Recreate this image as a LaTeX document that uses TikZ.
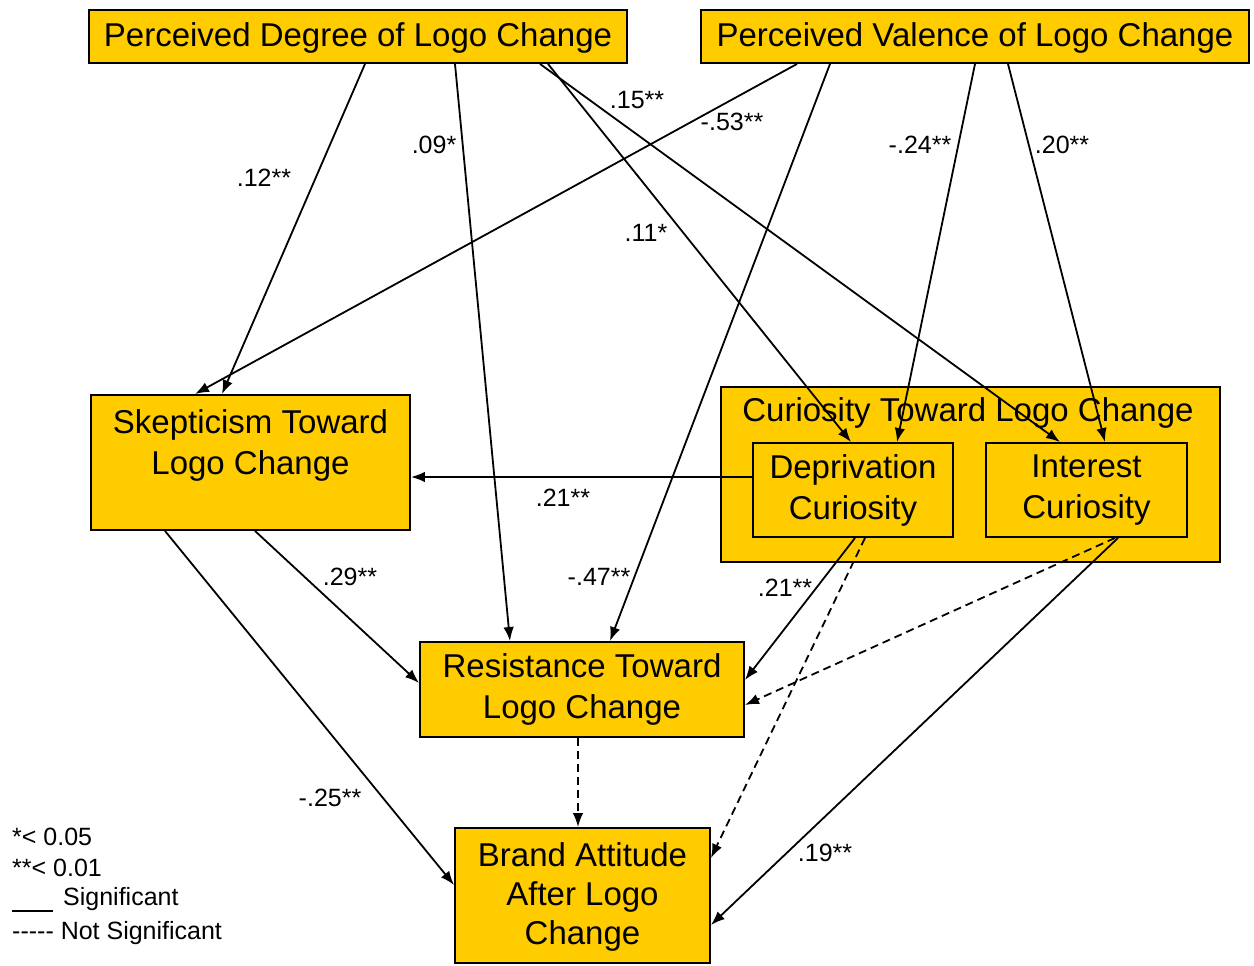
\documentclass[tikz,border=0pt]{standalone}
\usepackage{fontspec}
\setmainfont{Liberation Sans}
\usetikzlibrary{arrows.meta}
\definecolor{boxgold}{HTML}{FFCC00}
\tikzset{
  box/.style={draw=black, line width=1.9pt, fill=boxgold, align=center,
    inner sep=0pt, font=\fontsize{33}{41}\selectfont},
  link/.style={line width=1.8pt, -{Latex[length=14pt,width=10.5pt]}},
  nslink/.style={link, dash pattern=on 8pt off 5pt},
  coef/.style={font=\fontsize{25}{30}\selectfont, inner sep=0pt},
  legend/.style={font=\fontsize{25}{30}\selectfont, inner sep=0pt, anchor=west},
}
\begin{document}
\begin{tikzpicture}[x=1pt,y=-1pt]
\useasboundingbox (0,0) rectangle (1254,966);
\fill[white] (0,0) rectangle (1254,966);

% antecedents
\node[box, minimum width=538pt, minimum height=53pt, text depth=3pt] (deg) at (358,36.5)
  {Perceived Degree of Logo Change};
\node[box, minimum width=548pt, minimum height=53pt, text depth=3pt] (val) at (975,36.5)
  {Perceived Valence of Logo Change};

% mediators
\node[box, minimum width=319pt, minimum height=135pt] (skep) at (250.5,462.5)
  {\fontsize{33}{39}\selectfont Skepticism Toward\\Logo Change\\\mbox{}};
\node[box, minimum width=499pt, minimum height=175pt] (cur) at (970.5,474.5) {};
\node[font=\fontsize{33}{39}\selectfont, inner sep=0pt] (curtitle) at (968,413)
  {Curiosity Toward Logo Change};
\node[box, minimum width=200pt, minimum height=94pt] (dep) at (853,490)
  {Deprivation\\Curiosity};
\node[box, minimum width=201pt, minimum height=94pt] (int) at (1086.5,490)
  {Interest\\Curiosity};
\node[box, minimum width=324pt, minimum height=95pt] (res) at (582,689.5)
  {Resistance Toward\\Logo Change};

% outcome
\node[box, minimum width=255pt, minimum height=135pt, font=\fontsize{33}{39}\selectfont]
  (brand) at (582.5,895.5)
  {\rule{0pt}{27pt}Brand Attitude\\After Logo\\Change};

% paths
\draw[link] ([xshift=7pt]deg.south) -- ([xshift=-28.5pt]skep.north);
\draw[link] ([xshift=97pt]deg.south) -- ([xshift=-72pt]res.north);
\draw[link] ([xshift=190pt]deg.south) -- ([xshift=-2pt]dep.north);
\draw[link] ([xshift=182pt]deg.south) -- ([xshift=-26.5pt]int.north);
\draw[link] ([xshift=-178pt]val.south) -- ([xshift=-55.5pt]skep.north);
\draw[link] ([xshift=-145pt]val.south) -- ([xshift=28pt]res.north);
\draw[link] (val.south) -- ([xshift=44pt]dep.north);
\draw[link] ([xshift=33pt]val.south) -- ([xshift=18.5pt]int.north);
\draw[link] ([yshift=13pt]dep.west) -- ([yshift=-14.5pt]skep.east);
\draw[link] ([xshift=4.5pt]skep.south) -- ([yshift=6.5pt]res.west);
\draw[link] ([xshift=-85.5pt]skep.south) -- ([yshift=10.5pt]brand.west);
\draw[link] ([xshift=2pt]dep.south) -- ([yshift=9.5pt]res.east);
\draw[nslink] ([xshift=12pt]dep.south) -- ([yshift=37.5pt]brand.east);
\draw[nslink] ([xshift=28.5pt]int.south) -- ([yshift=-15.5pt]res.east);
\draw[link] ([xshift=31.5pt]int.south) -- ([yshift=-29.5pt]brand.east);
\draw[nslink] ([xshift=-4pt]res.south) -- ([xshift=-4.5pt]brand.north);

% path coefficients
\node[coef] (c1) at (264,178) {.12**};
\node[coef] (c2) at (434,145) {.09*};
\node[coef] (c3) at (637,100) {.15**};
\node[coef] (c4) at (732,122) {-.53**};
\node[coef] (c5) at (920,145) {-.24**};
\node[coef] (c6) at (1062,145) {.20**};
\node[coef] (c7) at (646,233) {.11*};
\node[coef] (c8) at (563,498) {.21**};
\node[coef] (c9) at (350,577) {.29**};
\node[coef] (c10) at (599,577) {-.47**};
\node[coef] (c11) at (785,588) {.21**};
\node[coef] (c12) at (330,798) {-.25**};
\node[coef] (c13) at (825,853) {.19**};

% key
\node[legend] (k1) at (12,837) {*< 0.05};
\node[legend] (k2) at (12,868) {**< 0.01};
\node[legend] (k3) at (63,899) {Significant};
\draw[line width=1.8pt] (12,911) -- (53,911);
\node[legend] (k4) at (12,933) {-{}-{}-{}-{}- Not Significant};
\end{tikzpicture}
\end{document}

• [Work to complete]:
Retype the whole listing exactly and leave the pictures out.

• [Final result]:
Recreate this image as a LaTeX document that uses TikZ.
\documentclass[tikz,border=0pt]{standalone}
\usepackage{fontspec}
\setmainfont{Liberation Sans}
\usetikzlibrary{arrows.meta}
\definecolor{boxgold}{HTML}{FFCC00}
\tikzset{
  box/.style={draw=black, line width=1.9pt, fill=boxgold, align=center,
    inner sep=0pt, font=\fontsize{33}{41}\selectfont},
  link/.style={line width=1.8pt, -{Latex[length=14pt,width=10.5pt]}},
  nslink/.style={link, dash pattern=on 8pt off 5pt},
  coef/.style={font=\fontsize{25}{30}\selectfont, inner sep=0pt},
  legend/.style={font=\fontsize{25}{30}\selectfont, inner sep=0pt, anchor=west},
}
\begin{document}
\begin{tikzpicture}[x=1pt,y=-1pt]
\useasboundingbox (0,0) rectangle (1254,966);
\fill[white] (0,0) rectangle (1254,966);

% antecedents
\node[box, minimum width=538pt, minimum height=53pt, text depth=3pt] (deg) at (358,36.5)
  {Perceived Degree of Logo Change};
\node[box, minimum width=548pt, minimum height=53pt, text depth=3pt] (val) at (975,36.5)
  {Perceived Valence of Logo Change};

% mediators
\node[box, minimum width=319pt, minimum height=135pt] (skep) at (250.5,462.5)
  {\fontsize{33}{39}\selectfont Skepticism Toward\\Logo Change\\\mbox{}};
\node[box, minimum width=499pt, minimum height=175pt] (cur) at (970.5,474.5) {};
\node[font=\fontsize{33}{39}\selectfont, inner sep=0pt] (curtitle) at (968,413)
  {Curiosity Toward Logo Change};
\node[box, minimum width=200pt, minimum height=94pt] (dep) at (853,490)
  {Deprivation\\Curiosity};
\node[box, minimum width=201pt, minimum height=94pt] (int) at (1086.5,490)
  {Interest\\Curiosity};
\node[box, minimum width=324pt, minimum height=95pt] (res) at (582,689.5)
  {Resistance Toward\\Logo Change};

% outcome
\node[box, minimum width=255pt, minimum height=135pt, font=\fontsize{33}{39}\selectfont]
  (brand) at (582.5,895.5)
  {\rule{0pt}{27pt}Brand Attitude\\After Logo\\Change};

% paths
\draw[link] ([xshift=7pt]deg.south) -- ([xshift=-28.5pt]skep.north);
\draw[link] ([xshift=97pt]deg.south) -- ([xshift=-72pt]res.north);
\draw[link] ([xshift=190pt]deg.south) -- ([xshift=-2pt]dep.north);
\draw[link] ([xshift=182pt]deg.south) -- ([xshift=-26.5pt]int.north);
\draw[link] ([xshift=-178pt]val.south) -- ([xshift=-55.5pt]skep.north);
\draw[link] ([xshift=-145pt]val.south) -- ([xshift=28pt]res.north);
\draw[link] (val.south) -- ([xshift=44pt]dep.north);
\draw[link] ([xshift=33pt]val.south) -- ([xshift=18.5pt]int.north);
\draw[link] ([yshift=13pt]dep.west) -- ([yshift=-14.5pt]skep.east);
\draw[link] ([xshift=4.5pt]skep.south) -- ([yshift=6.5pt]res.west);
\draw[link] ([xshift=-85.5pt]skep.south) -- ([yshift=10.5pt]brand.west);
\draw[link] ([xshift=2pt]dep.south) -- ([yshift=9.5pt]res.east);
\draw[nslink] ([xshift=12pt]dep.south) -- ([yshift=37.5pt]brand.east);
\draw[nslink] ([xshift=28.5pt]int.south) -- ([yshift=-15.5pt]res.east);
\draw[link] ([xshift=31.5pt]int.south) -- ([yshift=-29.5pt]brand.east);
\draw[nslink] ([xshift=-4pt]res.south) -- ([xshift=-4.5pt]brand.north);

% path coefficients
\node[coef] (c1) at (264,178) {.12**};
\node[coef] (c2) at (434,145) {.09*};
\node[coef] (c3) at (637,100) {.15**};
\node[coef] (c4) at (732,122) {-.53**};
\node[coef] (c5) at (920,145) {-.24**};
\node[coef] (c6) at (1062,145) {.20**};
\node[coef] (c7) at (646,233) {.11*};
\node[coef] (c8) at (563,498) {.21**};
\node[coef] (c9) at (350,577) {.29**};
\node[coef] (c10) at (599,577) {-.47**};
\node[coef] (c11) at (785,588) {.21**};
\node[coef] (c12) at (330,798) {-.25**};
\node[coef] (c13) at (825,853) {.19**};

% key
\node[legend] (k1) at (12,837) {*< 0.05};
\node[legend] (k2) at (12,868) {**< 0.01};
\node[legend] (k3) at (63,899) {Significant};
\draw[line width=1.8pt] (12,911) -- (53,911);
\node[legend] (k4) at (12,933) {-{}-{}-{}-{}- Not Significant};
\end{tikzpicture}
\end{document}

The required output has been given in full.